Ogoh-ogoh are statues built for the Ngrupuk parade, which takes place on the eve of Nyepi day in Bali, Indonesia.
Ogoh-ogoh have form of mythological beings, mostly demons.
As with many creative endeavors based on Balinese Hinduism, the creation of Ogoh-ogoh represents spiritual aims inspired by Hindu philosophy.
The Ogoh-ogoh is a very recent addition to the Nyepi ceremonies, first appearing in Denpasar in the early 1980s.
The forms of Ogoh-ogoh represent the Bhuta-Kala. Bhuta: eternal energy, Kala: eternal time, according to Hindu teachings.
The imperceptible potentials of nature cannot be thoroughly explored by anyone.
Philosophically, civilized men are required to manage the natural resources without damaging the environment itself.
The name Ogoh Ogoh is taken from Balinese “ogah-ogah” which means something which is shaken. In fact, when ogoh-ogoh is paraded around it is always shaken by the carriers of ogoh ogoh to make it looks like moving or dancing.

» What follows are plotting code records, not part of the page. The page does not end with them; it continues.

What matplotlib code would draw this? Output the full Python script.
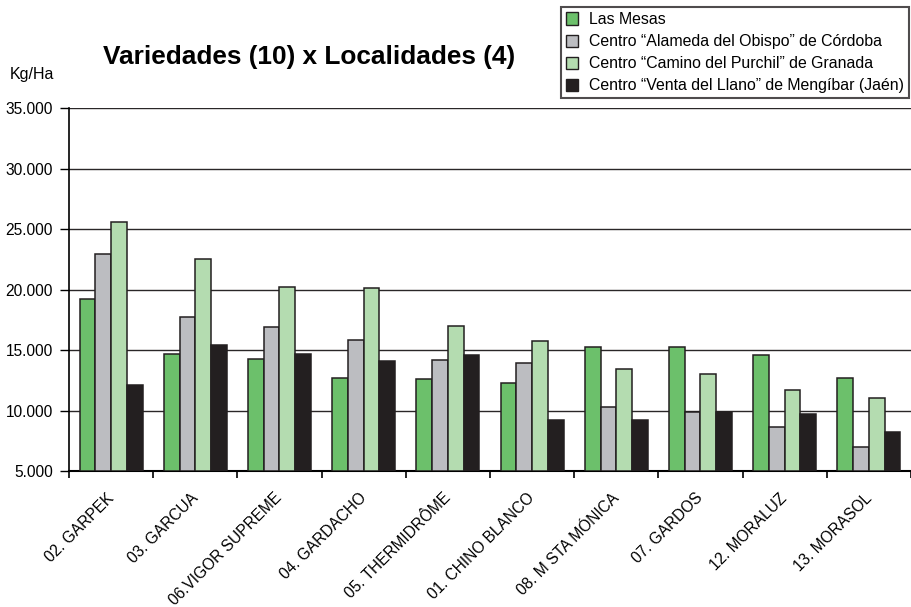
import numpy as np
import matplotlib.pyplot as plt
import matplotlib.transforms as mtransforms
from matplotlib.patches import Patch

plt.rcParams['font.family'] = ['Liberation Sans', 'DejaVu Sans']

variedades = ["02. GARPEK", "03. GARCUA", "06.VIGOR SUPREME", "04. GARDACHO",
              "05. THERMIDRÔME", "01. CHINO BLANCO", "08. M STA MÓNICA",
              "07. GARDOS", "12. MORALUZ", "13. MORASOL"]
localidades = ["Las Mesas",
               "Centro \u201cAlameda del Obispo\u201d de Córdoba",
               "Centro \u201cCamino del Purchil\u201d de Granada",
               "Centro \u201cVenta del Llano\u201d de Mengíbar (Jaén)"]
las_mesas = [19250, 14650, 14300, 12700, 12600, 12280, 15230, 15280, 14620, 12720]
cordoba = [22950, 17700, 16900, 15800, 14150, 13930, 10300, 9850, 8650, 6980]
granada = [25550, 22500, 20250, 20100, 17020, 15730, 13460, 13050, 11700, 11000]
mengibar = [12080, 15420, 14650, 14100, 14620, 9200, 9200, 9900, 9720, 8200]
series = [las_mesas, cordoba, granada, mengibar]
colores = ["#6cc06b", "#bcbdc1", "#b4dcb0", "#231f20"]

fig = plt.figure(figsize=(9.11, 6.07), dpi=100)
ax = fig.add_axes([0.0757, 0.224, 0.9243, 0.598])

x = np.arange(len(variedades))
w = 0.187
for i, (vals, c) in enumerate(zip(series, colores)):
    ax.bar(x + (i - 1.5) * w, np.array(vals) - 5000, w, bottom=5000, color=c,
           edgecolor="#231f20", linewidth=1.1, zorder=3)

ax.set_xlim(-0.5, len(variedades) - 0.5)
ax.set_ylim(5000, 35000)
ax.set_yticks(np.arange(5000, 35001, 5000))
ax.set_yticklabels(["5.000", "10.000", "15.000", "20.000", "25.000", "30.000", "35.000"], fontsize=11.2)
ax.yaxis.grid(True, color="#2a2728", linewidth=1.0, zorder=0)
ax.set_axisbelow(True)

ax.set_xticks(np.arange(len(variedades) + 1) - 0.5)
ax.set_xticklabels([])
ax.set_xticks(x, minor=True)
ax.set_xticklabels(variedades, minor=True, rotation=45, ha="right", va="top",
                   rotation_mode="anchor", fontsize=11.2)
ax.tick_params(axis="x", which="minor", length=0, pad=14)
ax.tick_params(axis="x", which="major", length=5, width=1.2, direction="out")
ax.tick_params(axis="y", length=6.5, width=1.0, direction="out", pad=5)

# shift the rotated labels a little to the left
shift = mtransforms.ScaledTranslation(-5 / 100, 0, fig.dpi_scale_trans)
for lab in ax.xaxis.get_minorticklabels():
    lab.set_transform(lab.get_transform() + shift)

for s in ["top", "right"]:
    ax.spines[s].set_visible(False)
ax.spines["left"].set_linewidth(1.2)
ax.spines["bottom"].set_linewidth(1.5)

fig.text(0.339, 0.906, "Variedades (10) x Localidades (4)", fontsize=18.9, fontweight="bold",
         ha="center", va="center")
fig.text(0.011, 0.878, "Kg/Ha", fontsize=11.5, ha="left", va="center")

handles = [Patch(facecolor=c, edgecolor="#231f20", linewidth=1.0) for c in colores]
leg = fig.legend(handles, localidades, loc="upper right", bbox_to_anchor=(0.998, 0.988),
                 fontsize=11.4, frameon=True, fancybox=False, edgecolor="#231f20",
                 handlelength=0.8, handleheight=0.8, handletextpad=0.7,
                 labelspacing=0.45, borderpad=0.3, borderaxespad=0)
leg.get_frame().set_linewidth(1.5)

fig.savefig("out.png", dpi=100)
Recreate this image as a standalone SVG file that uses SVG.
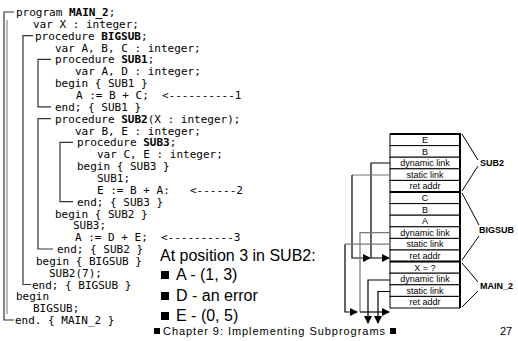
<svg xmlns="http://www.w3.org/2000/svg" width="518" height="341" viewBox="0 0 518 341">
<style>
.code{font-family:"DejaVu Sans Mono","Liberation Mono",monospace;font-size:11px;fill:#000}
.b{font-weight:bold}
.br{fill:none;stroke:#333;stroke-width:1.2}
.big{font-family:"Liberation Sans",Arial,sans-serif;font-size:16px;fill:#000}
.foot{font-family:"Liberation Sans",Arial,sans-serif;font-size:11px;fill:#000}
.cell{fill:#fff;stroke:#000;stroke-width:1}
.ct{font-family:"Liberation Sans",Arial,sans-serif;font-size:9px;fill:#000;text-anchor:middle}
.lab{font-family:"Liberation Sans",Arial,sans-serif;font-size:9px;font-weight:bold;fill:#000}
.bk{fill:none;stroke:#000;stroke-width:1}
.lk{fill:none;stroke:#000;stroke-width:1.2}
.gl{fill:none;stroke:#777;stroke-width:1.2}
</style>
<defs>
<marker id="ah" markerWidth="8" markerHeight="8" refX="7" refY="4" orient="auto" markerUnits="userSpaceOnUse">
<path d="M0,0 L8,4 L0,8 Z" fill="#000"/>
</marker>
</defs>
<rect width="518" height="341" fill="#fff"/>

<g id="code">
<text class="code" x="16" y="16">program <tspan class="b">MAIN_2</tspan>;</text>
<text class="code" x="33" y="27.9">var X : integer;</text>
<text class="code" x="35" y="39.7">procedure <tspan class="b">BIGSUB</tspan>;</text>
<text class="code" x="55" y="51.6">var A, B, C : integer;</text>
<text class="code" x="55" y="63.4">procedure <tspan class="b">SUB1</tspan>;</text>
<text class="code" x="75" y="75.3">var A, D : integer;</text>
<text class="code" x="55" y="87.1">begin { SUB1 }</text>
<text class="code" x="76" y="99">A := B + C;</text>
<text class="code" x="162" y="99">&lt;----------1</text>
<text class="code" x="55" y="110.8">end;  { SUB1 }</text>
<text class="code" x="55" y="122.7">procedure <tspan class="b">SUB2</tspan>(X : integer);</text>
<text class="code" x="75" y="134.5">var B, E : integer;</text>
<text class="code" x="77" y="146.4">procedure <tspan class="b">SUB3</tspan>;</text>
<text class="code" x="97" y="158.2">var C, E : integer;</text>
<text class="code" x="77" y="170.1">begin { SUB3 }</text>
<text class="code" x="97" y="181.9">SUB1;</text>
<text class="code" x="97" y="193.8">E := B + A:</text>
<text class="code" x="190" y="193.8">&lt;------2</text>
<text class="code" x="77" y="205.6">end; { SUB3 }</text>
<text class="code" x="55" y="217.5">begin { SUB2 }</text>
<text class="code" x="73" y="229.3">SUB3;</text>
<text class="code" x="75" y="241.2">A := D + E;</text>
<text class="code" x="161" y="241.2">&lt;----------3</text>
<text class="code" x="57" y="253">end; { SUB2 }</text>
<text class="code" x="36" y="264.9">begin { BIGSUB }</text>
<text class="code" x="49" y="276.7">SUB2(7);</text>
<text class="code" x="32" y="288.6">end; { BIGSUB }</text>
<text class="code" x="16" y="300.4">begin</text>
<text class="code" x="33" y="312.3">BIGSUB;</text>
<text class="code" x="15" y="324.1">end. { MAIN_2 }</text>
</g>

<g id="brackets">
<path class="br" d="M14,12 H4 V320 H14"/>
<path d="M7,20 V314" stroke="#888" stroke-width="1.2" fill="none"/>
<path class="br" d="M33,35.7 H23 V284.5 H31"/>
<path class="br" d="M51,59.4 H38 V106.8 H51"/>
<path class="br" d="M51,118.6 H38 V249 H53"/>
<path class="br" d="M73,142.3 H60 V201.6 H73"/>
</g>

<g id="question">
<text class="big" x="160" y="261">At position 3 in SUB2:</text>
<rect x="161" y="271" width="8" height="8" fill="#000"/>
<text class="big" x="176" y="280">A - (1, 3)</text>
<rect x="161" y="292" width="8" height="8" fill="#000"/>
<text class="big" x="176" y="301">D - an error</text>
<rect x="161" y="312" width="8" height="8" fill="#000"/>
<text class="big" x="176" y="321">E - (0, 5)</text>
</g>

<g id="footer">
<rect x="154" y="328" width="6" height="6" fill="#000"/>
<text class="foot" x="163" y="335" textLength="222" lengthAdjust="spacing">Chapter 9: Implementing Subprograms</text>
<rect x="390" y="328" width="6" height="6" fill="#000"/>
<text class="foot" x="500" y="335">27</text>
</g>

<g id="stack">
<rect class="cell" x="390" y="134" width="70" height="11.6"/>
<rect class="cell" x="390" y="145.6" width="70" height="11.6"/>
<rect class="cell" x="390" y="157.2" width="70" height="11.6"/>
<rect class="cell" x="390" y="168.8" width="70" height="11.6"/>
<rect class="cell" x="390" y="180.4" width="70" height="11.6"/>
<rect class="cell" x="390" y="192" width="70" height="11.6"/>
<rect class="cell" x="390" y="203.6" width="70" height="11.6"/>
<rect class="cell" x="390" y="215.2" width="70" height="11.6"/>
<rect class="cell" x="390" y="226.8" width="70" height="11.6"/>
<rect class="cell" x="390" y="238.4" width="70" height="11.6"/>
<rect class="cell" x="390" y="250" width="70" height="11.6"/>
<rect class="cell" x="390" y="261.6" width="70" height="11.6"/>
<rect class="cell" x="390" y="273.2" width="70" height="11.6"/>
<rect class="cell" x="390" y="284.8" width="70" height="11.6"/>
<rect class="cell" x="390" y="296.4" width="70" height="11.6"/>
<path d="M390,134 H461 M390,192 H461 M390,261.6 H461 M460,134 V308" stroke="#000" stroke-width="2" fill="none"/>
<text class="ct" x="425" y="143">E</text>
<text class="ct" x="425" y="154.6">B</text>
<text class="ct" x="425" y="166.2">dynamic link</text>
<text class="ct" x="425" y="177.8">static link</text>
<text class="ct" x="425" y="189.4">ret addr</text>
<text class="ct" x="425" y="201">C</text>
<text class="ct" x="425" y="212.6">B</text>
<text class="ct" x="425" y="224.2">A</text>
<text class="ct" x="425" y="235.8">dynamic link</text>
<text class="ct" x="425" y="247.4">static link</text>
<text class="ct" x="425" y="259">ret addr</text>
<text class="ct" x="425" y="270.6">X = ?</text>
<text class="ct" x="425" y="282.2">dynamic link</text>
<text class="ct" x="425" y="293.8">static link</text>
<text class="ct" x="425" y="305.4">ret addr</text>
</g>

<g id="frames">
<path class="bk" d="M462,134 L478,160 M462,191 L478,166"/>
<text class="lab" x="480" y="166">SUB2</text>
<path class="bk" d="M462,193 L479,225 M462,260 L479,236"/>
<text class="lab" x="479" y="233">BIGSUB</text>
<path class="bk" d="M462,263 L478,282 M462,307 L478,291"/>
<text class="lab" x="480" y="289">MAIN_2</text>
</g>

<g id="connectors">
<path class="lk" d="M390,163 H371 V258 H389" marker-end="url(#ah)"/>
<path class="gl" d="M390,175 H352"/>
<path class="lk" d="M352,175 V258 H370" marker-end="url(#ah)"/>
<path class="gl" d="M390,232.6 H360 V312"/>
<path class="lk" d="M360,312 H389" marker-end="url(#ah)"/>
<path class="gl" d="M390,244.2 H345"/>
<path class="lk" d="M345,244.2 V312 H357" marker-end="url(#ah)"/>
<path class="lk" d="M390,280 H368 V323" marker-end="url(#ah)"/>
<path class="lk" d="M390,291.5 H378 V323" marker-end="url(#ah)"/>
</g>
</svg>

Nyepi is a day of silence, fasting and meditation. In Denpasar, Bali’s capital, the airport is shut to all but transit flights.
Motor vehicles are allowed on the streets only for emergencies. Hotel guests are confined to the grounds of their resorts. Everything, from the smallest shops to labyrinthine government offices, is shut down.
Balinese security guards, called pecalang, help enforce silence.
A group of tech-savvy Denpasar locals have bridged tradition with technology by creating a voice-activated ogoh-ogoh for this year’s Ngrupuk Parade.
Usually, the movement of ogoh-ogoh, which are often several meters high, is controlled manually by a team of men.